| Konu: | Rekabetin Korunması Hakkında Kanunda Değişiklik Yapılmasına Dair Kanun Teklifi münasebetiyle |
| Yasama Yılı: | 3 |
| Birleşim: | 98 |
| Tarih: | 11.06.2020 |
FİLİZ KERESTECİOĞLU DEMİR (Ankara) - Biraz nizam, biraz saygı, sadece bu, nezaket yani. Hani, buraya hepimiz milletvekili olup gelmişiz. Soyadlarını söyleyip buradan çocuklar gibi -çocuklar dahi yapmaz- gülerek dalga geçmek yani bilmiyorum kime yakışır bu Mecliste ama siz kendinize yakıştırıyorsanız diyecek bir şey yok.

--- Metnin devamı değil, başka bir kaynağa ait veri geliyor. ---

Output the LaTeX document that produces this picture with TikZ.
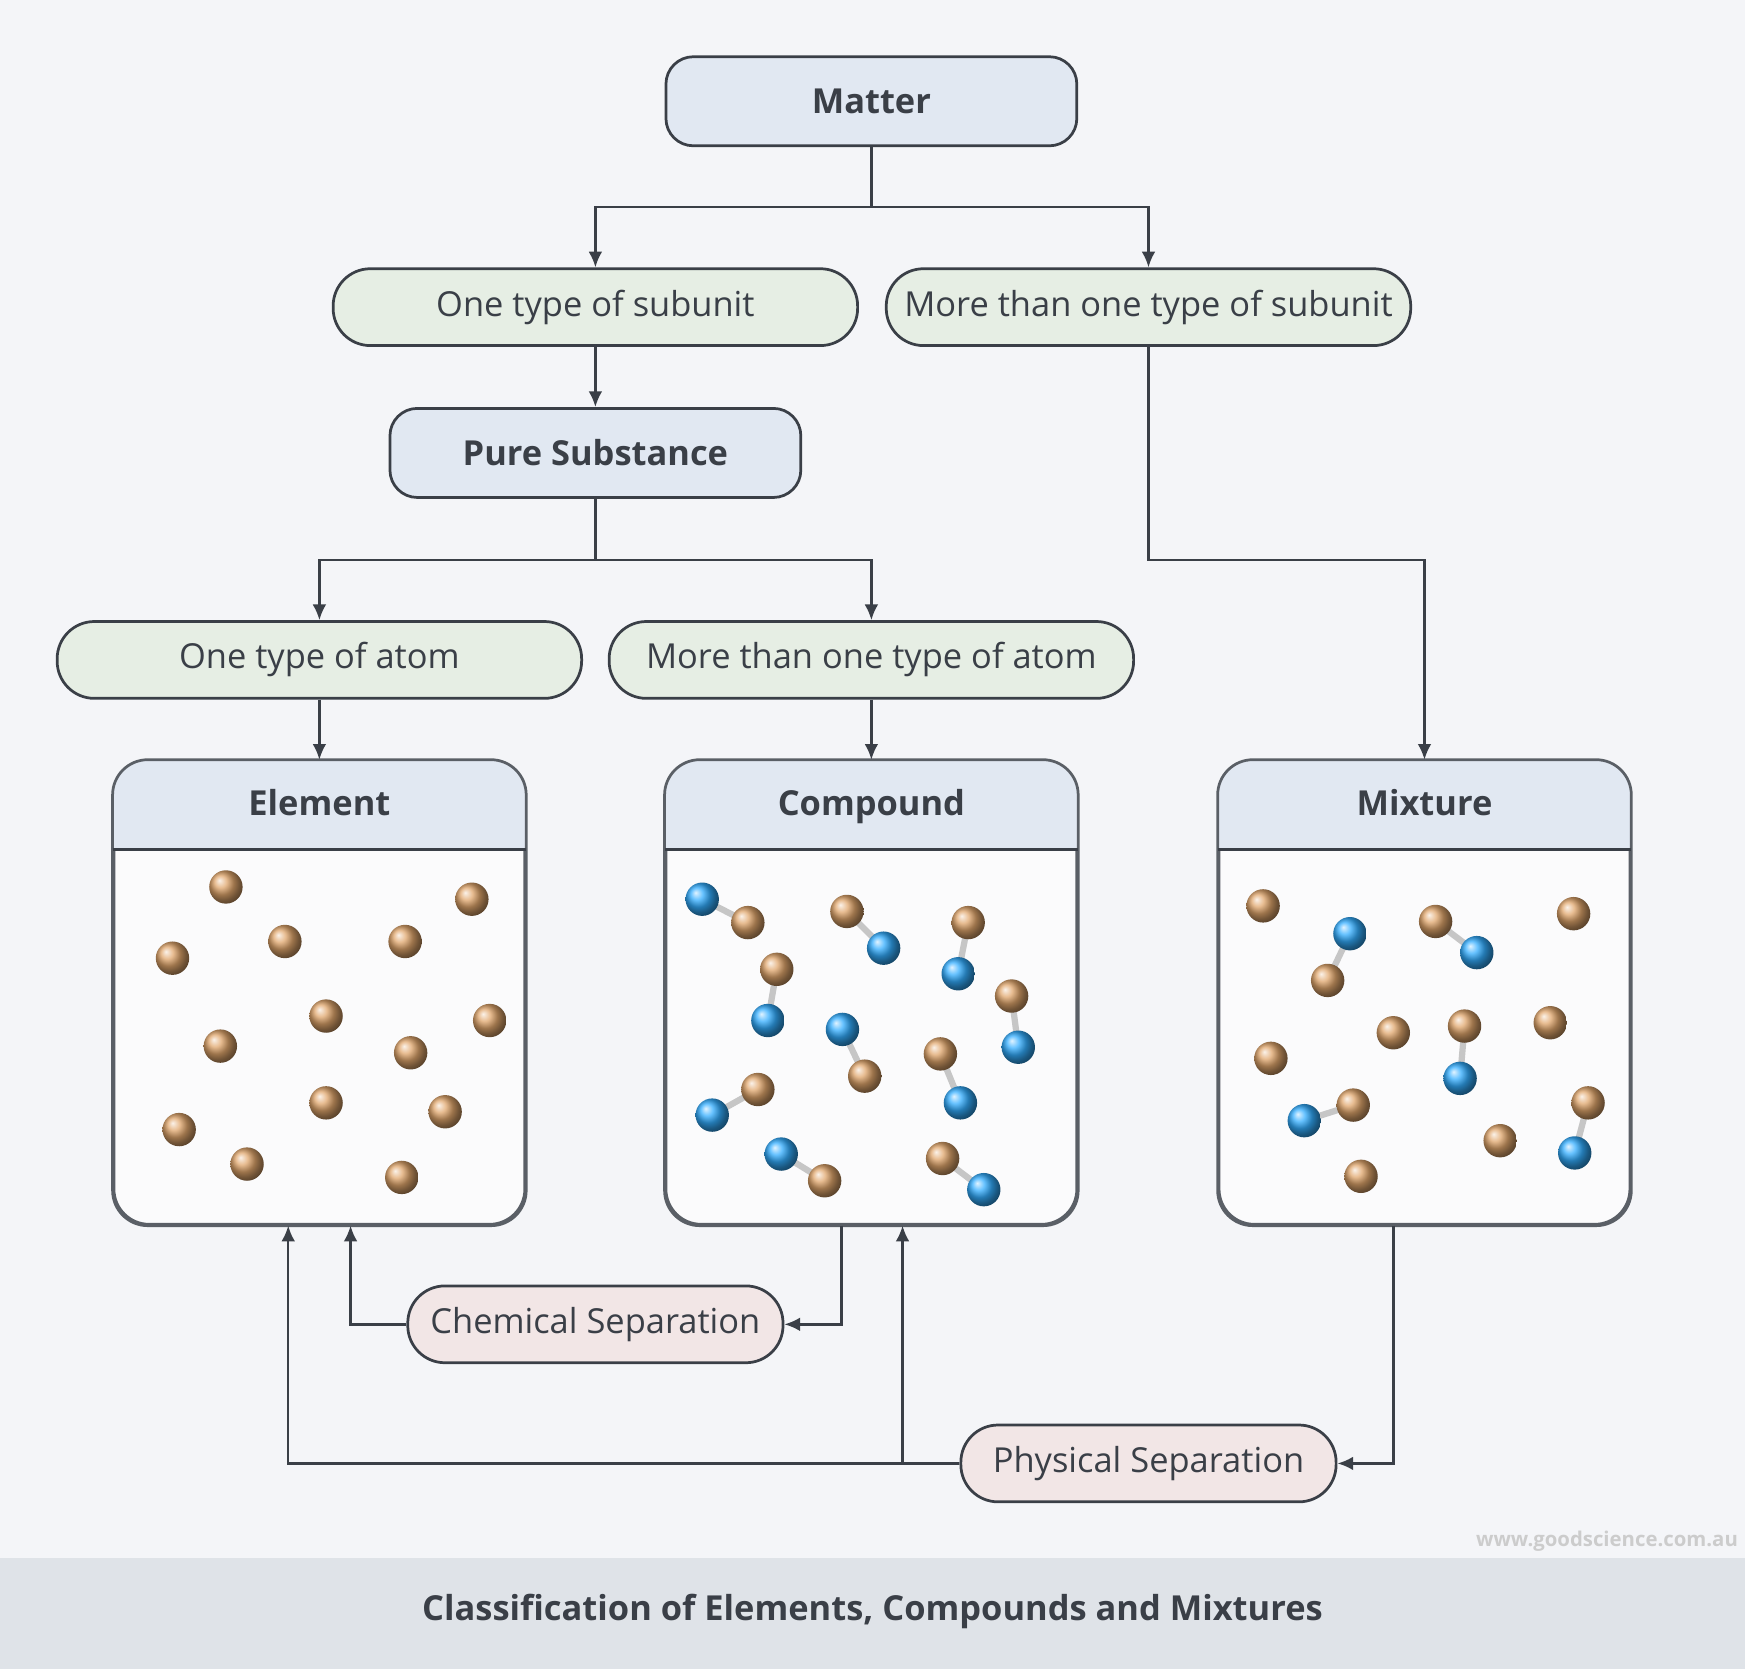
\documentclass[tikz,border=0pt]{standalone}
\usepackage{fontspec}
\setmainfont{Open Sans}
\usetikzlibrary{calc,arrows.meta,shadings}

\definecolor{bgcol}{HTML}{F4F5F8}
\definecolor{edge}{HTML}{3A3F47}
\definecolor{paneledge}{HTML}{5A5F66}
\definecolor{hdrblue}{HTML}{E1E8F2}
\definecolor{leafgreen}{HTML}{E6EEE4}
\definecolor{seppink}{HTML}{F2E6E6}
\definecolor{barcol}{HTML}{DFE3E8}
\definecolor{txtcol}{HTML}{3A3F47}

\tikzset{
  box/.style={draw=edge,line width=0.7pt,rounded corners=7pt,fill=hdrblue,
    minimum width=3.69cm,minimum height=0.8cm,text=txtcol,font=\fontsize{8.8}{10}\selectfont\bfseries},
  leaf/.style={draw=edge,line width=0.7pt,rounded corners=9.5pt,fill=leafgreen,
    minimum width=4.71cm,minimum height=0.69cm,text=txtcol,font=\fontsize{8.8}{10}\selectfont},
  sep/.style={leaf,fill=seppink,minimum width=3.37cm},
  link/.style={draw=edge,line width=0.6pt,-{Latex[length=4pt,width=3.5pt]}},
  bond/.style={draw=gray!45,line width=1.6pt},
}
% atoms
\newcommand{\brownatom}[1]{\shade[ball color={brown!70!orange!70!white}] #1 circle (15);}
\newcommand{\blueatom}[1]{\shade[ball color={cyan!60!blue!80!white}] #1 circle (15);}
\newcommand{\pairbB}[2]{\draw[bond] #1 -- #2; \brownatom{#1}\blueatom{#2}}
% panel with header
\newcommand{\panel}[4]{%
  \node[draw=paneledge,line width=0.7pt,rounded corners=9pt,fill=white!60!bgcol,
    minimum width=3.69cm,minimum height=4.16cm] (#1) at (#2,892) {};
  \begin{scope}
    \clip[rounded corners=9pt] (#1.south west) rectangle (#1.north east);
    \fill[hdrblue] (#1.north west) rectangle ($(#1.north east)+(0,81)$);
  \end{scope}
  \draw[paneledge,line width=0.7pt,rounded corners=9pt] (#1.south west) rectangle (#1.north east);
  \draw[edge,line width=0.7pt] ($(#1.north west)+(0,81)$) -- ($(#1.north east)+(0,81)$);
  \node[text=txtcol,anchor=base,font=\fontsize{8.8}{10}\selectfont\bfseries] (#1title) at ($(#1.north)+(0,50)$) {#3};
}

\begin{document}
\begin{tikzpicture}[x=0.01cm,y=-0.01cm]
  \fill[bgcol] (0,0) rectangle (1568,1500);
  \useasboundingbox (0,0) rectangle (1568,1500);
  \fill[barcol] (0,1400) rectangle (1568,1500);
  \node[text=txtcol,font=\fontsize{8.8}{10}\selectfont\bfseries] (caption) at (784,1448)
    {Classification of Elements, Compounds and Mixtures};
  \node[text=gray!40,font=\fontsize{5.2}{6}\selectfont\bfseries] (web) at (1444,1385) {www.goodscience.com.au};

  % tree
  \node[box] (matter) at (783,91) {Matter};
  \node[leaf] (onesub) at (535,276) {One type of subunit};
  \node[leaf] (moresub) at (1032,276) {More than one type of subunit};
  \node[box] (pure) at (535,407) {Pure Substance};
  \node[leaf] (oneatom) at (287,593) {One type of atom};
  \node[leaf] (moreatom) at (783,593) {More than one type of atom};

  \panel{elem}{287}{Element}{}
  \panel{cmpd}{783}{Compound}{}
  \panel{mixt}{1280}{Mixture}{}

  \node[sep] (chem) at (535,1190) {Chemical Separation};
  \node[sep] (phys) at (1032,1315) {Physical Separation};

  % connectors
  \draw[link] (matter.south) -- (783,186) -| (onesub.north);
  \draw[link] (matter.south) -- (783,186) -| (moresub.north);
  \draw[link] (onesub) -- (pure);
  \draw[link] (pure.south) -- (535,503) -| (oneatom.north);
  \draw[link] (pure.south) -- (535,503) -| (moreatom.north);
  \draw[link] (moresub.south) -- (1032,503) -| (mixt.north);
  \draw[link] (oneatom) -- (elem);
  \draw[link] (moreatom) -- (cmpd);
  \draw[link] (cmpd.south -| 756,0) |- (chem.east);
  \draw[link] (chem.west) -| (elem.south -| 315,0);
  \draw[link] (mixt.south -| 1252,0) |- (phys.east);
  \draw[link] (phys.west) -| (elem.south -| 259,0);
  \draw[link] (phys.west -| 811,0) -- (cmpd.south -| 811,0);

  % element atoms
  \foreach \p in {(203,797),(424,808),(155,861),(256,846),(364,846),(293,913),(440,917),
      (198,940),(369,946),(161,1015),(293,991),(400,999),(222,1046),(361,1058)}
    {\brownatom{\p}}

  % compound molecules
  \pairbB{(672,829)}{(631,808)}
  \pairbB{(761,819)}{(794,852)}
  \pairbB{(870,829)}{(861,875)}
  \pairbB{(698,871)}{(690,917)}
  \pairbB{(909,895)}{(915,941)}
  \pairbB{(777,967)}{(757,925)}
  \pairbB{(845,947)}{(863,991)}
  \pairbB{(681,979)}{(640,1002)}
  \pairbB{(741,1061)}{(702,1037)}
  \pairbB{(847,1041)}{(884,1069)}

  % mixture
  \foreach \p in {(1135,814),(1414,821),(1252,928),(1393,919),(1142,951),(1348,1025),(1223,1057)}
    {\brownatom{\p}}
  \pairbB{(1193,881)}{(1213,839)}
  \pairbB{(1290,828)}{(1327,856)}
  \pairbB{(1316,922)}{(1312,969)}
  \pairbB{(1216,993)}{(1172,1007)}
  \pairbB{(1427,991)}{(1415,1036)}
\end{tikzpicture}
\end{document}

Sayın Başkan, değerli milletvekilleri; bu saatte burada neden konuşuyoruz? Rekabet Kurulu için mi? Hayır, bir yudum adalet için. Yani devam ediyoruz, her maddede önerge veriyoruz, neden yapıyoruz bunu? Gerçekten bir yudum adalet için. Arkadaşlarımız konuştu, hepimiz farklı haksızlıkları anlatıyoruz bu ülkede olan. Evet, vekillikleri düşürüldü arkadaşlarımızın ve onu öyle görüyorsunuz ki, sanki hani olağan, rutin bir şey olabilir, hani bu da oldu, olsun geçsin gibi... Hayır, böyle değil. Yani ben daha önce de söyledim "Grup Başkan Vekilliğim döneminde 11 arkadaşımızın vekilliği düşürüldü ve buna maruz kaldım." diye. Şimdi, gene aynı şekilde 3 milletvekilimizin vekilliği düşürüldü. Yani biz demokrasi oynuyor muyuz yoksa gerçekten buna ulaşmaya mı çalışıyoruz? Biz vallahi ulaşmaya çalışıyoruz, bütün samimiyetimizle ulaşmaya çalışıyoruz. Ne kadar bizi her seferinde kriminalize etmeye çalışsanız da başka bir şey anlatmaya çalışıyoruz.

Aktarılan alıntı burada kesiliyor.